No admitir que algo se ha hecho mal, acusar a quien te cuida de haberle robado un objeto que se ha perdido y repetir varias veces las mismas preguntas son tres situaciones tipo que nos indican que podemos estar frente a un deterioro cognitivo.
Esta afección también puede presentar síntomas como dificultades para realizar tareas que antes se dominaban, para acceder al léxico habitual y para orientarse en entornos conocidos.

Si se observa alguno de estos comportamientos, hay que acudir al médico de familia para un posterior desvío al especialista. Será el neurólogo el encargado de determinar si existe o no dicho deterioro cognitivo y en qué estado se encuentra.
Y es que las alteraciones en el pensamiento, el aprendizaje, la memoria o la toma de decisiones –como se define a este problema creciente– pueden ser de carácter leve o llegar a estados agudos que se manifiestan en enfermedades como el alzhéimer y otros tipos de demencia, como los cuerpos de Lewy.
No son enfermedades exclusivas de la tercera edad, pero están asociadas al envejecimiento, estado en el que se pierden facultades mentales y físicas.
Cuando se recibe el diagnóstico, suele tenerse miedo a que los mayores puedan lastimarse o perderse, pero el aislamiento les debilita más. Por lo tanto, la socialización es esencial y sirve para mantener un adecuado bienestar emocional y prevenir depresión o ansiedad.

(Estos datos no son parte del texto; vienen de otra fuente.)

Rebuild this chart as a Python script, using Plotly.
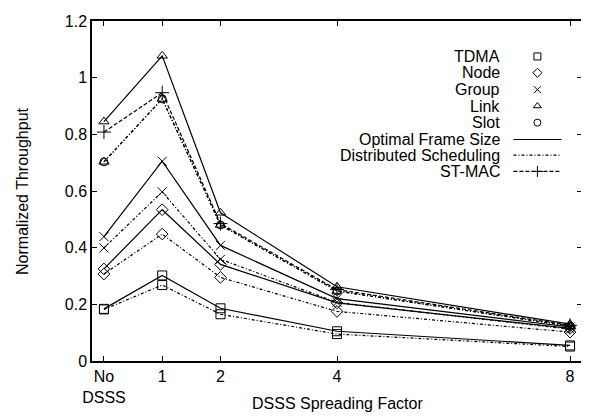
import plotly.graph_objects as go

# ---- data ----
spread_factor = [0, 1, 2, 4, 8]
x_tick_labels = ["No<br>DSSS", "1", "2", "4", "8"]

tdma_opt = [0.184, 0.302, 0.186, 0.105, 0.055]
tdma_dist = [0.182, 0.268, 0.165, 0.095, 0.051]
node_opt = [0.325, 0.534, 0.341, 0.205, 0.115]
node_dist = [0.307, 0.448, 0.295, 0.175, 0.102]
group_opt = [0.439, 0.705, 0.408, 0.220, 0.120]
group_dist = [0.399, 0.597, 0.359, 0.207, 0.112]
link_opt = [0.845, 1.077, 0.523, 0.262, 0.130]
link_dist = [0.703, 0.925, 0.480, 0.247, 0.123]
slot_dist = [0.703, 0.925, 0.480, 0.247, 0.123]
stmac = [0.808, 0.947, 0.485, 0.252, 0.126]

scheme_names = ["TDMA", "Node", "Group", "Link", "Slot"]
method_names = ["Optimal Frame Size", "Distributed Scheduling", "ST-MAC"]
y_ticks = [0, 0.2, 0.4, 0.6, 0.8, 1, 1.2]
y_tick_labels = ["0", "0.2", "0.4", "0.6", "0.8", "1", "1.2"]

# ---- styles ----
FONT = "Liberation Sans, Arial, Helvetica, sans-serif"
SYM = {"TDMA": "square-open", "Node": "diamond-open", "Group": "x-thin-open",
       "Link": "triangle-up-open", "Slot": "circle-open", "ST-MAC": "cross-thin-open"}
MSIZE = {"TDMA": 9, "Node": 9, "Group": 9, "Link": 9, "Slot": 8, "ST-MAC": 10}
DASH = {"Optimal Frame Size": "solid", "Distributed Scheduling": "3px,2px,1px,2px",
        "ST-MAC": "4px,2px"}

fig = go.Figure()


def add_series(y, scheme, method):
    fig.add_trace(go.Scatter(
        x=spread_factor, y=y, mode="lines+markers", showlegend=False,
        line=dict(color="black", width=1.2, dash=DASH[method]),
        marker=dict(symbol=SYM[scheme], size=MSIZE[scheme], color="black",
                    line=dict(color="black", width=1)),
    ))


add_series(tdma_dist, "TDMA", "Distributed Scheduling")
add_series(tdma_opt, "TDMA", "Optimal Frame Size")
add_series(node_dist, "Node", "Distributed Scheduling")
add_series(node_opt, "Node", "Optimal Frame Size")
add_series(group_dist, "Group", "Distributed Scheduling")
add_series(group_opt, "Group", "Optimal Frame Size")
add_series(slot_dist, "Slot", "Distributed Scheduling")
add_series(link_dist, "Link", "Distributed Scheduling")
add_series(stmac, "ST-MAC", "ST-MAC")
add_series(link_opt, "Link", "Optimal Frame Size")

# ---- gnuplot-style key (on a hidden 0..1 overlay axis) ----
key_rows_y = [0.8957, 0.8477, 0.798, 0.750, 0.7011, 0.6514, 0.6055, 0.5575]
key_text_x = 0.837
key_mark_x = 0.909
key_line_x = [0.860, 0.958]

for i, name in enumerate(scheme_names):
    fig.add_trace(go.Scatter(
        x=[key_mark_x], y=[key_rows_y[i]], xaxis="x2", yaxis="y2", mode="markers",
        showlegend=False, hoverinfo="skip",
        marker=dict(symbol=SYM[name], size=7, color="black",
                    line=dict(color="black", width=1)),
    ))
    fig.add_annotation(x=key_text_x, y=key_rows_y[i], xref="paper", yref="paper",
                       text=name, showarrow=False, xanchor="right", yanchor="middle",
                       font=dict(family=FONT, size=16, color="black"))

for j, name in enumerate(method_names):
    ry = key_rows_y[len(scheme_names) + j]
    fig.add_trace(go.Scatter(
        x=key_line_x, y=[ry, ry], xaxis="x2", yaxis="y2", mode="lines",
        showlegend=False, hoverinfo="skip",
        line=dict(color="black", width=1.2, dash=DASH[name]),
    ))
    if name == "ST-MAC":
        fig.add_trace(go.Scatter(
            x=[key_mark_x], y=[ry], xaxis="x2", yaxis="y2", mode="markers",
            showlegend=False, hoverinfo="skip",
            marker=dict(symbol=SYM["ST-MAC"], size=8, color="black",
                        line=dict(color="black", width=1)),
        ))
    fig.add_annotation(x=key_text_x, y=ry, xref="paper", yref="paper",
                       text=name, showarrow=False, xanchor="right", yanchor="middle",
                       font=dict(family=FONT, size=16, color="black"))

# ---- axis titles ----
fig.add_annotation(x=0.5, y=-0.126, xref="paper", yref="paper",
                   text="DSSS Spreading Factor", showarrow=False,
                   xanchor="center", yanchor="middle",
                   font=dict(family=FONT, size=16, color="black"))
fig.add_annotation(x=-0.143, y=0.5, xref="paper", yref="paper",
                   text="Normalized Throughput", showarrow=False, textangle=-90,
                   xanchor="center", yanchor="middle",
                   font=dict(family=FONT, size=16, color="black"))

# page body has an 8px default margin, so the figure is sized/offset for it
fig.update_layout(
    width=581, height=410,
    margin=dict(l=84, r=5, t=5, b=57),
    paper_bgcolor="white", plot_bgcolor="white",
    font=dict(family=FONT, size=16, color="black"),
    showlegend=False,
    xaxis=dict(range=[-0.205, 8.205], tickmode="array", tickvals=spread_factor,
               ticktext=x_tick_labels, ticks="inside", ticklen=5, tickwidth=1,
               tickcolor="black", showline=True, linecolor="black", linewidth=1.5,
               mirror="ticks", showgrid=False, zeroline=False,
               ticklabeloverflow="allow",
               tickfont=dict(family=FONT, size=16, color="black")),
    yaxis=dict(range=[0, 1.2], tickmode="array", tickvals=y_ticks,
               ticktext=y_tick_labels, ticks="inside", ticklen=5, tickwidth=1,
               tickcolor="black", showline=True, linecolor="black", linewidth=1.5,
               mirror="ticks", showgrid=False, zeroline=False,
               ticklabeloverflow="allow",
               tickfont=dict(family=FONT, size=16, color="black")),
    xaxis2=dict(range=[0, 1], overlaying="x", visible=False, fixedrange=True),
    yaxis2=dict(range=[0, 1], overlaying="y", visible=False, fixedrange=True),
)

fig.write_html("out.html")
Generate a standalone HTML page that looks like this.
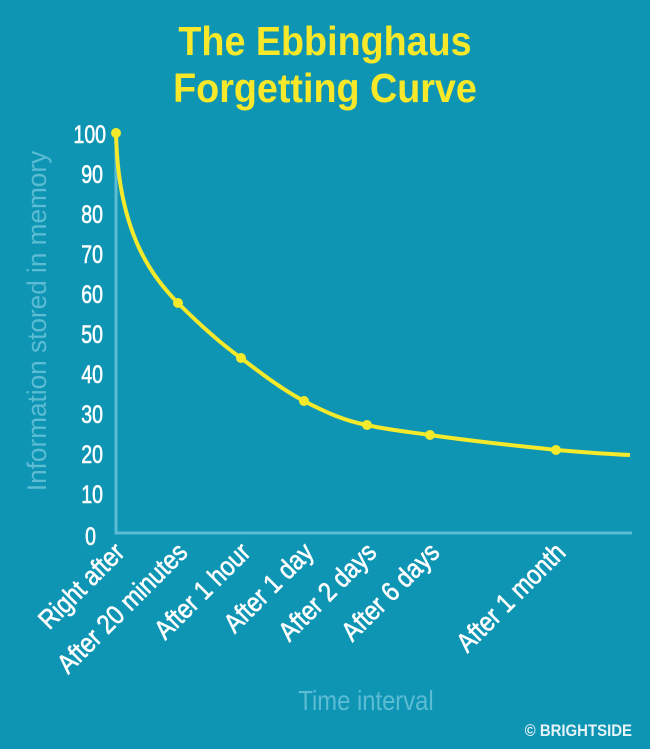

Se sabe que los estados de ánimo bajos afectan directamente al funcionamiento cognitivo, pudiendo producirlo o acelerarlo. Para frenar la enfermedad con terapias personalizadas, hay cuatro programas terapéuticos que aportan seguridad, ayudan a mantener por más tiempo la autonomía e independencia y pueden reducir alteraciones de conducta como, por ejemplo, la agitación: la terapia ocupacional, la fisioterapia, la neuropsicología y la logopedia.